## TASK PROMPT
Leave out the pictures, and return only the lines running from the one that contains "Generate a LaTeX" to the one that contains "rectangle (axis cs:815,505);", both included, exactly as they appear.

## RECORDS
----
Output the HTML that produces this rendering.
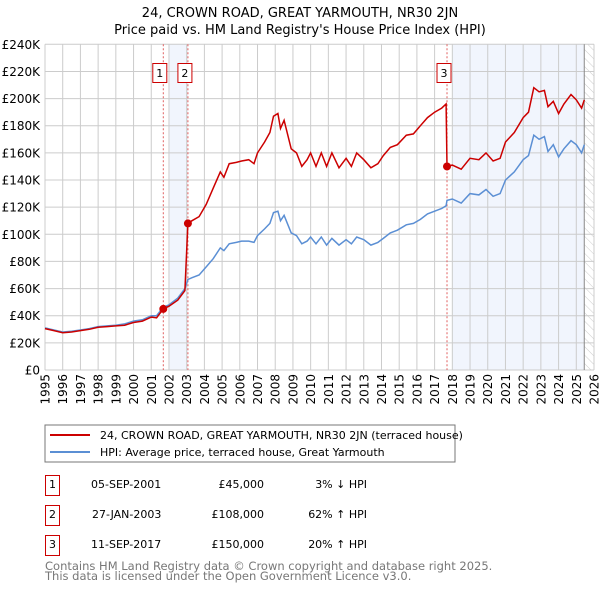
----
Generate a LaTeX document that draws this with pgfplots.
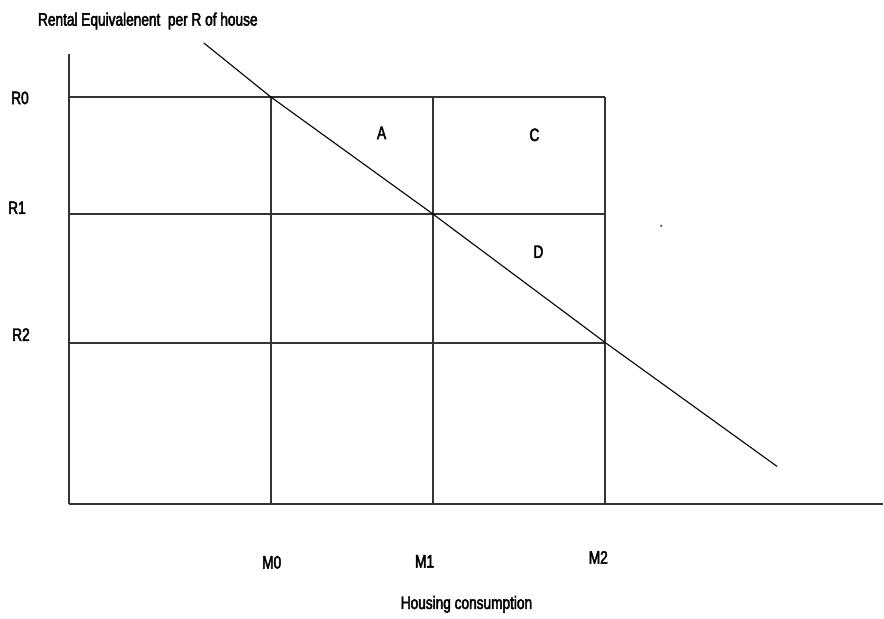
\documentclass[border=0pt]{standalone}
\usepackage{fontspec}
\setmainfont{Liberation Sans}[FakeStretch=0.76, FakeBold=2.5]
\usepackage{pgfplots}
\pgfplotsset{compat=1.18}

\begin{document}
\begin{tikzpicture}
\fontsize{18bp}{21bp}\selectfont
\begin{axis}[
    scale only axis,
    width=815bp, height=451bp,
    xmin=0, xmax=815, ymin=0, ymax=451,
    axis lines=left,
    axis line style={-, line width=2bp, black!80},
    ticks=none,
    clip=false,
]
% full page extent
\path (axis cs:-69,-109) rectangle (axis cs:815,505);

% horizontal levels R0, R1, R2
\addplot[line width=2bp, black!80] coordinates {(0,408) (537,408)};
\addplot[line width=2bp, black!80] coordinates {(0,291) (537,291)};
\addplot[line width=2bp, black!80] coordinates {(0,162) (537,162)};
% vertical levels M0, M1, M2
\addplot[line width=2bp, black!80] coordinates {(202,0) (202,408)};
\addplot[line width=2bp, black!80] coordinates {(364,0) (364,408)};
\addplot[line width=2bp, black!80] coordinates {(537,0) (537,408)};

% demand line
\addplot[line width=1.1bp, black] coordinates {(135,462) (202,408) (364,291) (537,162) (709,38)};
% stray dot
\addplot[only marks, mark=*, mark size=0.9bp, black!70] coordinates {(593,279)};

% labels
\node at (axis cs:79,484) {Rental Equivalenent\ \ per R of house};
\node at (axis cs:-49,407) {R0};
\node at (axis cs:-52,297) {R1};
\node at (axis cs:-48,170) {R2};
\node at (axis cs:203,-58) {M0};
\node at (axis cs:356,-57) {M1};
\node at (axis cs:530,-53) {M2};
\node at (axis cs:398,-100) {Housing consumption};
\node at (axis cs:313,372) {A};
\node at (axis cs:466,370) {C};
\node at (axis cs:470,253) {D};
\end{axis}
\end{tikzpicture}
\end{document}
----
## PROBLEM SOLUTION
Generate a LaTeX document that draws this with pgfplots.
\documentclass[border=0pt]{standalone}
\usepackage{fontspec}
\setmainfont{Liberation Sans}[FakeStretch=0.76, FakeBold=2.5]
\usepackage{pgfplots}
\pgfplotsset{compat=1.18}

\begin{document}
\begin{tikzpicture}
\fontsize{18bp}{21bp}\selectfont
\begin{axis}[
    scale only axis,
    width=815bp, height=451bp,
    xmin=0, xmax=815, ymin=0, ymax=451,
    axis lines=left,
    axis line style={-, line width=2bp, black!80},
    ticks=none,
    clip=false,
]
% full page extent
\path (axis cs:-69,-109) rectangle (axis cs:815,505);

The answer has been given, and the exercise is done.